A depressing number of people converting for the first time are dismayed and shocked to find out that the publishing aspect of a DITA project is a completely separate and additional effort over and above the conversion and (usually) the use of a CCMS. Remember that separating content from formatting (as with any conversion to XML) means that you then must put some initial effort into creating the look and feel that you want in each desired output. It’s a big one-time effort (with occasional updates thereafter) that new DITA-ites understandably often overlook. Whether you publish using the DITA Open Toolkit, a publishing tool/engine like Adobe’s Publishing Server, a third-party website like MindTouch or Fluid Topics, a CCMS add-on, or a homegrown solution, the publishing aspect of a DITA conversion project takes planning, effort, and testing. As with most projects, the more planning and testing you do, the less work it will be. There are many aspects to publishing, but at a high level, it can be split into two distinct parts:

  • Converting XML to the output formats you need (HTML, ePub, PDF, etc.)
  • Delivering the content to the users (how will users access and experience the content?)

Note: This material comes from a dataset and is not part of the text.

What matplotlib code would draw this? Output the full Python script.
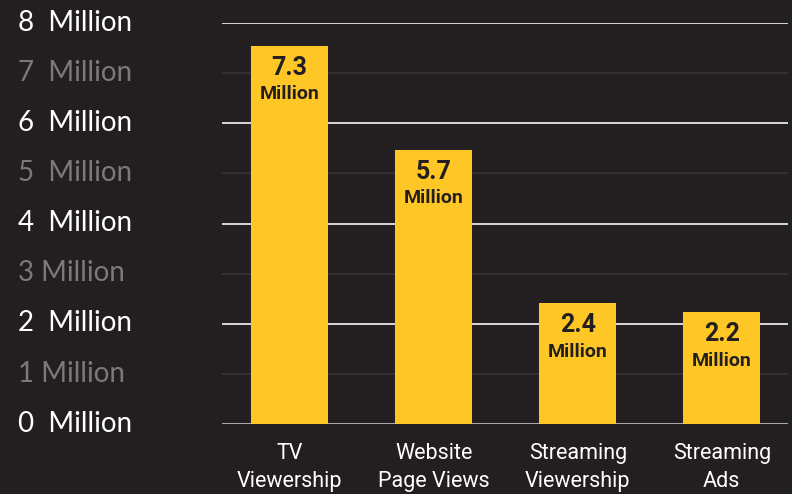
import matplotlib.pyplot as plt
from matplotlib.transforms import ScaledTranslation

categories = ["TV\nViewership", "Website\nPage Views", "Streaming\nViewership", "Streaming\nAds"]
bar_heights = [7.55, 5.47, 2.41, 2.23]
value_labels = ["7.3", "5.7", "2.4", "2.2"]
y_ticks = [0, 1, 2, 3, 4, 5, 6, 7, 8]
y_tick_labels = ["0  Million", "1 Million", "2  Million", "3 Million", "4  Million",
                 "5  Million", "6  Million", "7  Million", "8  Million"]

bg = "#231f20"
yellow = "#ffc726"

fig = plt.figure(figsize=(7.92, 4.94), dpi=100, facecolor=bg)
ax = fig.add_axes([0.2803, 0.1417, 0.7147, 0.8117], facecolor=bg)

x = range(len(categories))
ax.bar(x, bar_heights, width=0.535, color=yellow, zorder=3)

for i, (h, lab) in enumerate(zip(bar_heights, value_labels)):
    ax.annotate(lab, (i, h), xytext=(0, -16), textcoords="offset points",
                ha="center", va="center", fontsize=18, fontweight="bold",
                family="Roboto", color=bg, zorder=4)
    ax.annotate("Million", (i, h), xytext=(0, -35), textcoords="offset points",
                ha="center", va="center", fontsize=14, fontweight="bold",
                family="Roboto", color=bg, zorder=4)

# gridlines: even ones bright, odd ones dim
for t in y_ticks:
    if t == 0:
        ax.axhline(t, color="#a8a8a8", lw=2.2, zorder=2)
    elif t % 2 == 0:
        ax.axhline(t, color="#e6e6e6", lw=1.3, zorder=2)
    else:
        ax.axhline(t, color="#363233", lw=1.3, zorder=2)

ax.set_xlim(-0.47, 3.46)
ax.set_ylim(0, 8)
ax.set_yticks(y_ticks)
ax.set_yticklabels(y_tick_labels, family="Lato", fontsize=20)
ax.tick_params(axis="y", length=0, pad=147)
shift = ScaledTranslation(0, 2 / 72, fig.dpi_scale_trans)
for t, lab in zip(y_ticks, ax.get_yticklabels()):
    lab.set_horizontalalignment("left")
    lab.set_transform(lab.get_transform() + shift)
    lab.set_color("#ffffff" if t % 2 == 0 else "#7a7a7a")

ax.set_xticks(list(x))
ax.set_xticklabels(categories, family="Roboto", fontsize=15.5, color="#ffffff",
                   linespacing=1.4)
ax.tick_params(axis="x", length=0, pad=14)

for s in ax.spines.values():
    s.set_visible(False)

fig.savefig("out.png", dpi=100, facecolor=bg)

The second bullet could include a lot of work including building a website, designing a search algorithm, designing the interface, introducing ratings and commenting systems, integrating with Support or Knowledge Bases, implementing user access, allowing users to submit their own content, designing support for adaptive content, adding accessibility features, and much more. This is the single most forgotten aspect of the content lifecycle and arguably, one of the most important ones. Throwing a PDF or tri-plane help at your users is no longer meeting user demands, so we need to step up and design the entire content experience.


Although conversion feels like the end of a DITA project, there’s a lot of work to be done once you get your XML. Your content strategy will be your guide throughout this process and can help you avoid making costly errors or forgetting to plan for important parts of the project.